* [GOAL]: Pictures aside, quote the whole listing exactly.

[Items from a dataset]
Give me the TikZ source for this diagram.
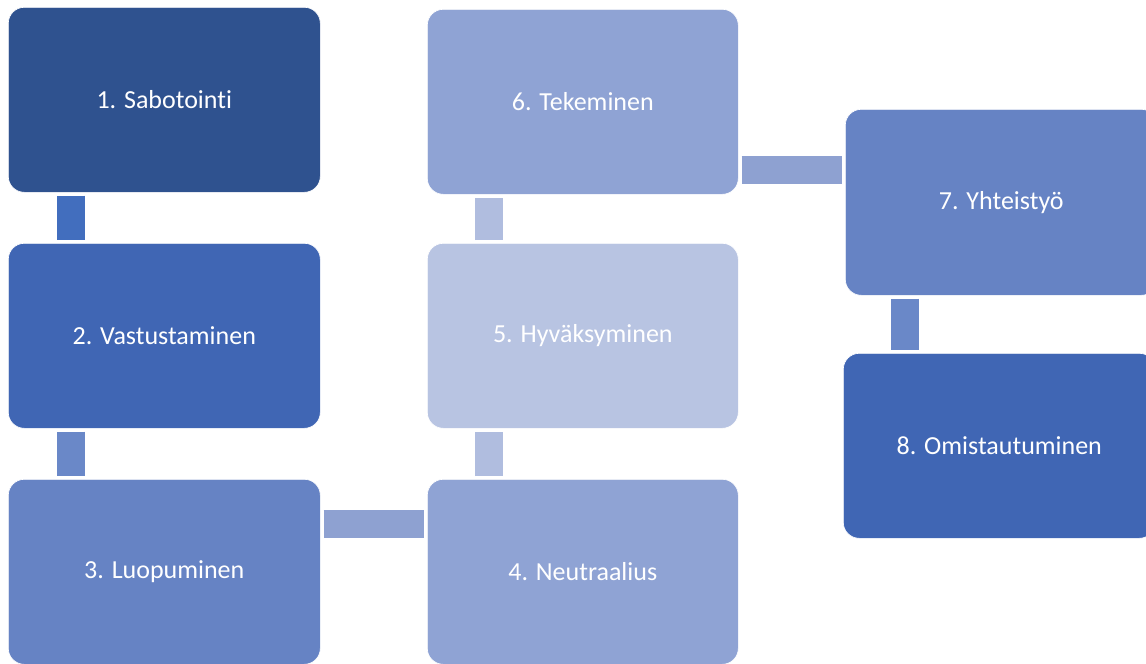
\documentclass[tikz,border=0pt]{standalone}
\usepackage{fontspec}
\setmainfont{Carlito}[Ligatures={NoCommon}]
\usepackage{tikz}

\definecolor{stepA}{RGB}{47,82,143}
\definecolor{stepB}{RGB}{64,102,180}
\definecolor{stepC}{RGB}{102,131,196}
\definecolor{stepD}{RGB}{143,163,212}
\definecolor{stepE}{RGB}{184,196,226}
\definecolor{linkA}{RGB}{66,110,190}
\definecolor{linkC}{RGB}{106,136,200}
\definecolor{linkD}{RGB}{142,161,209}
\definecolor{linkE}{RGB}{176,189,223}

\tikzset{
	stepbox/.style={rectangle, rounded corners=16pt, draw=white, line width=0.6pt,
		minimum width=312pt, minimum height=185pt, inner sep=0pt, anchor=north west,
		text=white, font=\fontsize{26}{30}\selectfont},
	linkbar/.style={line width=28pt, shorten <=3pt, shorten >=3pt}
}

\begin{document}
\begin{tikzpicture}[x=1pt, y=-1pt]
			%%%%% START %%%%%
			
			\useasboundingbox (0, 0) rectangle (1146, 664);
			\clip (0, 0) rectangle (1146, 664);
			
			\node[stepbox, fill=stepA] (sabotointi) at (8, 7) {1. Sabotointi};
			\node[stepbox, fill=stepB] (vastustaminen) at (8, 243) {2. Vastustaminen};
			\node[stepbox, fill=stepC] (luopuminen) at (8, 479) {3. Luopuminen};
			
			\node[stepbox, fill=stepD, minimum width=311pt] (neutraalius) at (427, 479) {4. Neutraalius};
			\node[stepbox, fill=stepE, minimum width=311pt] (hyvaksyminen) at (427, 243) {5. Hyväksyminen};
			\node[stepbox, fill=stepD, minimum width=311pt] (tekeminen) at (427, 9) {6. Tekeminen};
			
			\node[stepbox, fill=stepC, minimum height=186pt] (yhteistyo) at (845, 109) {7. Yhteistyö};
			\node[stepbox, fill=stepB] (omistautuminen) at (843, 353) {8. Omistautuminen};
			
			% connectors
			\draw[linkbar, color=linkA] ([xshift=62.5pt]sabotointi.south west) -- ([xshift=62.5pt]vastustaminen.north west);
			\draw[linkbar, color=linkC] ([xshift=62.5pt]vastustaminen.south west) -- ([xshift=62.5pt]luopuminen.north west);
			\draw[linkbar, color=linkD] ([yshift=-44.5pt]luopuminen.north east) -- ([yshift=-44.5pt]neutraalius.north west);
			\draw[linkbar, color=linkE] ([xshift=62pt]neutraalius.north west) -- ([xshift=62pt]hyvaksyminen.south west);
			\draw[linkbar, color=linkE] ([xshift=62pt]hyvaksyminen.north west) -- ([xshift=62pt]tekeminen.south west);
			\draw[linkbar, color=linkD] ([yshift=-161pt]tekeminen.north east) -- ([yshift=-61pt]yhteistyo.north west);
			\draw[linkbar, color=linkC] ([xshift=60pt]yhteistyo.south west) -- ([xshift=62pt]omistautuminen.north west);
			
			%%%%% END %%%%%
		\end{tikzpicture}
\end{document}
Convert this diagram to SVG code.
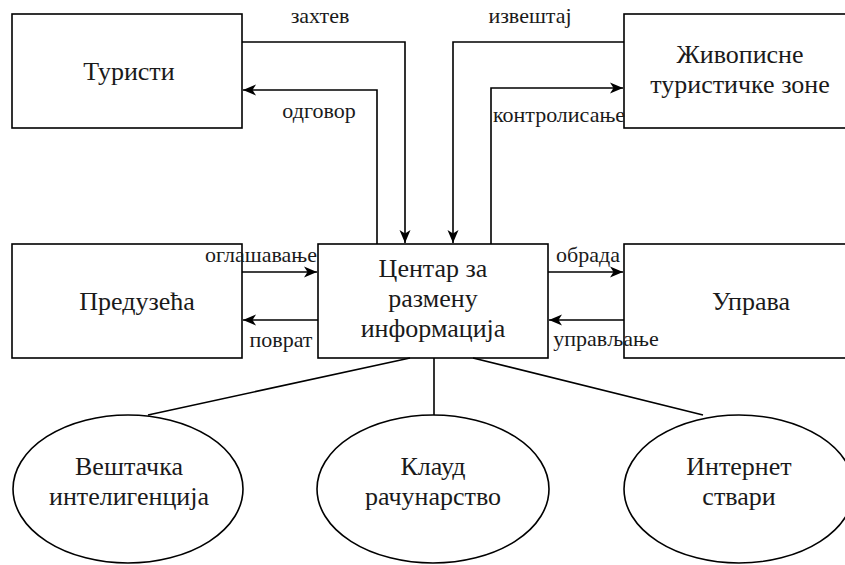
<svg xmlns="http://www.w3.org/2000/svg" width="845" height="565" viewBox="0 0 845 565">
  <defs>
    <marker id="arr" markerUnits="userSpaceOnUse" markerWidth="14" markerHeight="14" viewBox="0 0 14 14" refX="13" refY="7" orient="auto">
      <path d="M0,1.5 L13,7 L0,12.5 L3.5,7 z" fill="#000"/>
    </marker>
    <style>
      .box { fill: #fff; stroke: #000; stroke-width: 1.6; }
      .main { font-family: 'Liberation Serif', 'DejaVu Serif', serif; font-size: 26px; fill: #1a1a1a; text-anchor: middle; }
      .lbl { font-family: 'Liberation Serif', 'DejaVu Serif', serif; font-size: 22px; fill: #1a1a1a; text-anchor: middle; }
      .edge { fill: none; stroke: #000; stroke-width: 1.6; }
      .arrow { marker-end: url(#arr); }
    </style>
  </defs>
  <rect width="845" height="565" fill="#fff"/>

  <g id="turisti">
    <rect class="box" x="12" y="14" width="230" height="114"/>
    <text class="main" x="129" y="80">Туристи</text>
  </g>
  <g id="zone">
    <rect class="box" x="624" y="14" width="230" height="114"/>
    <text class="main" x="740" y="63">Живописне</text>
    <text class="main" x="740" y="93">туристичке зоне</text>
  </g>
  <g id="preduzeca">
    <rect class="box" x="12" y="244" width="230" height="114"/>
    <text class="main" x="137" y="310">Предузећа</text>
  </g>
  <g id="centar">
    <rect class="box" x="318" y="244" width="230" height="114"/>
    <text class="main" x="433" y="277">Центар за</text>
    <text class="main" x="433" y="307">размену</text>
    <text class="main" x="433" y="337">информација</text>
  </g>
  <g id="uprava">
    <rect class="box" x="624" y="244" width="230" height="114"/>
    <text class="main" x="751" y="310">Управа</text>
  </g>
  <g id="ai">
    <ellipse class="box" cx="128" cy="489" rx="115" ry="74"/>
    <text class="main" x="129" y="475">Вештачка</text>
    <text class="main" x="129" y="505">интелигенција</text>
  </g>
  <g id="cloud">
    <ellipse class="box" cx="433" cy="489" rx="116" ry="74"/>
    <text class="main" x="433" y="475">Клауд</text>
    <text class="main" x="433" y="505">рачунарство</text>
  </g>
  <g id="iot">
    <ellipse class="box" cx="739" cy="489" rx="115" ry="74"/>
    <text class="main" x="739" y="475">Интернет</text>
    <text class="main" x="739" y="505">ствари</text>
  </g>

  <g id="connectors">
    <path class="edge arrow" d="M242,42 H405 V243"/>
    <path class="edge arrow" d="M377,244 V90 H243"/>
    <path class="edge arrow" d="M624,42 H453 V243"/>
    <path class="edge arrow" d="M491,244 V88 H623"/>
    <path class="edge arrow" d="M242,272 H317"/>
    <path class="edge arrow" d="M318,320 H243"/>
    <path class="edge arrow" d="M548,272 H623"/>
    <path class="edge arrow" d="M624,320 H549"/>
    <path class="edge" d="M410,358 L148,415"/>
    <path class="edge" d="M434,358 V415"/>
    <path class="edge" d="M473,358 L703,415"/>
    <text class="lbl" x="320" y="23">захтев</text>
    <text class="lbl" x="319" y="118">одговор</text>
    <text class="lbl" x="530" y="23">извештај</text>
    <text class="lbl" x="559" y="122">контролисање</text>
    <text class="lbl" x="261" y="262">оглашавање</text>
    <text class="lbl" x="281" y="347">поврат</text>
    <text class="lbl" x="588" y="262">обрада</text>
    <text class="lbl" x="606" y="346">управљање</text>
  </g>
</svg>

* [ANSWER TO THE TASK]:
Give me the TikZ source for this diagram.
\documentclass[tikz,border=0pt]{standalone}
\usepackage{fontspec}
\setmainfont{Carlito}[Ligatures={NoCommon}]
\usepackage{tikz}

\definecolor{stepA}{RGB}{47,82,143}
\definecolor{stepB}{RGB}{64,102,180}
\definecolor{stepC}{RGB}{102,131,196}
\definecolor{stepD}{RGB}{143,163,212}
\definecolor{stepE}{RGB}{184,196,226}
\definecolor{linkA}{RGB}{66,110,190}
\definecolor{linkC}{RGB}{106,136,200}
\definecolor{linkD}{RGB}{142,161,209}
\definecolor{linkE}{RGB}{176,189,223}

\tikzset{
	stepbox/.style={rectangle, rounded corners=16pt, draw=white, line width=0.6pt,
		minimum width=312pt, minimum height=185pt, inner sep=0pt, anchor=north west,
		text=white, font=\fontsize{26}{30}\selectfont},
	linkbar/.style={line width=28pt, shorten <=3pt, shorten >=3pt}
}

\begin{document}
\begin{tikzpicture}[x=1pt, y=-1pt]
			%%%%% START %%%%%
			
			\useasboundingbox (0, 0) rectangle (1146, 664);
			\clip (0, 0) rectangle (1146, 664);
			
			\node[stepbox, fill=stepA] (sabotointi) at (8, 7) {1. Sabotointi};
			\node[stepbox, fill=stepB] (vastustaminen) at (8, 243) {2. Vastustaminen};
			\node[stepbox, fill=stepC] (luopuminen) at (8, 479) {3. Luopuminen};
			
			\node[stepbox, fill=stepD, minimum width=311pt] (neutraalius) at (427, 479) {4. Neutraalius};
			\node[stepbox, fill=stepE, minimum width=311pt] (hyvaksyminen) at (427, 243) {5. Hyväksyminen};
			\node[stepbox, fill=stepD, minimum width=311pt] (tekeminen) at (427, 9) {6. Tekeminen};
			
			\node[stepbox, fill=stepC, minimum height=186pt] (yhteistyo) at (845, 109) {7. Yhteistyö};
			\node[stepbox, fill=stepB] (omistautuminen) at (843, 353) {8. Omistautuminen};
			
			% connectors
			\draw[linkbar, color=linkA] ([xshift=62.5pt]sabotointi.south west) -- ([xshift=62.5pt]vastustaminen.north west);
			\draw[linkbar, color=linkC] ([xshift=62.5pt]vastustaminen.south west) -- ([xshift=62.5pt]luopuminen.north west);
			\draw[linkbar, color=linkD] ([yshift=-44.5pt]luopuminen.north east) -- ([yshift=-44.5pt]neutraalius.north west);
			\draw[linkbar, color=linkE] ([xshift=62pt]neutraalius.north west) -- ([xshift=62pt]hyvaksyminen.south west);
			\draw[linkbar, color=linkE] ([xshift=62pt]hyvaksyminen.north west) -- ([xshift=62pt]tekeminen.south west);
			\draw[linkbar, color=linkD] ([yshift=-161pt]tekeminen.north east) -- ([yshift=-61pt]yhteistyo.north west);
			\draw[linkbar, color=linkC] ([xshift=60pt]yhteistyo.south west) -- ([xshift=62pt]omistautuminen.north west);
			
			%%%%% END %%%%%
		\end{tikzpicture}
\end{document}
Convert this diagram to SVG code.
<svg xmlns="http://www.w3.org/2000/svg" width="845" height="565" viewBox="0 0 845 565">
  <defs>
    <marker id="arr" markerUnits="userSpaceOnUse" markerWidth="14" markerHeight="14" viewBox="0 0 14 14" refX="13" refY="7" orient="auto">
      <path d="M0,1.5 L13,7 L0,12.5 L3.5,7 z" fill="#000"/>
    </marker>
    <style>
      .box { fill: #fff; stroke: #000; stroke-width: 1.6; }
      .main { font-family: 'Liberation Serif', 'DejaVu Serif', serif; font-size: 26px; fill: #1a1a1a; text-anchor: middle; }
      .lbl { font-family: 'Liberation Serif', 'DejaVu Serif', serif; font-size: 22px; fill: #1a1a1a; text-anchor: middle; }
      .edge { fill: none; stroke: #000; stroke-width: 1.6; }
      .arrow { marker-end: url(#arr); }
    </style>
  </defs>
  <rect width="845" height="565" fill="#fff"/>

  <g id="turisti">
    <rect class="box" x="12" y="14" width="230" height="114"/>
    <text class="main" x="129" y="80">Туристи</text>
  </g>
  <g id="zone">
    <rect class="box" x="624" y="14" width="230" height="114"/>
    <text class="main" x="740" y="63">Живописне</text>
    <text class="main" x="740" y="93">туристичке зоне</text>
  </g>
  <g id="preduzeca">
    <rect class="box" x="12" y="244" width="230" height="114"/>
    <text class="main" x="137" y="310">Предузећа</text>
  </g>
  <g id="centar">
    <rect class="box" x="318" y="244" width="230" height="114"/>
    <text class="main" x="433" y="277">Центар за</text>
    <text class="main" x="433" y="307">размену</text>
    <text class="main" x="433" y="337">информација</text>
  </g>
  <g id="uprava">
    <rect class="box" x="624" y="244" width="230" height="114"/>
    <text class="main" x="751" y="310">Управа</text>
  </g>
  <g id="ai">
    <ellipse class="box" cx="128" cy="489" rx="115" ry="74"/>
    <text class="main" x="129" y="475">Вештачка</text>
    <text class="main" x="129" y="505">интелигенција</text>
  </g>
  <g id="cloud">
    <ellipse class="box" cx="433" cy="489" rx="116" ry="74"/>
    <text class="main" x="433" y="475">Клауд</text>
    <text class="main" x="433" y="505">рачунарство</text>
  </g>
  <g id="iot">
    <ellipse class="box" cx="739" cy="489" rx="115" ry="74"/>
    <text class="main" x="739" y="475">Интернет</text>
    <text class="main" x="739" y="505">ствари</text>
  </g>

  <g id="connectors">
    <path class="edge arrow" d="M242,42 H405 V243"/>
    <path class="edge arrow" d="M377,244 V90 H243"/>
    <path class="edge arrow" d="M624,42 H453 V243"/>
    <path class="edge arrow" d="M491,244 V88 H623"/>
    <path class="edge arrow" d="M242,272 H317"/>
    <path class="edge arrow" d="M318,320 H243"/>
    <path class="edge arrow" d="M548,272 H623"/>
    <path class="edge arrow" d="M624,320 H549"/>
    <path class="edge" d="M410,358 L148,415"/>
    <path class="edge" d="M434,358 V415"/>
    <path class="edge" d="M473,358 L703,415"/>
    <text class="lbl" x="320" y="23">захтев</text>
    <text class="lbl" x="319" y="118">одговор</text>
    <text class="lbl" x="530" y="23">извештај</text>
    <text class="lbl" x="559" y="122">контролисање</text>
    <text class="lbl" x="261" y="262">оглашавање</text>
    <text class="lbl" x="281" y="347">поврат</text>
    <text class="lbl" x="588" y="262">обрада</text>
    <text class="lbl" x="606" y="346">управљање</text>
  </g>
</svg>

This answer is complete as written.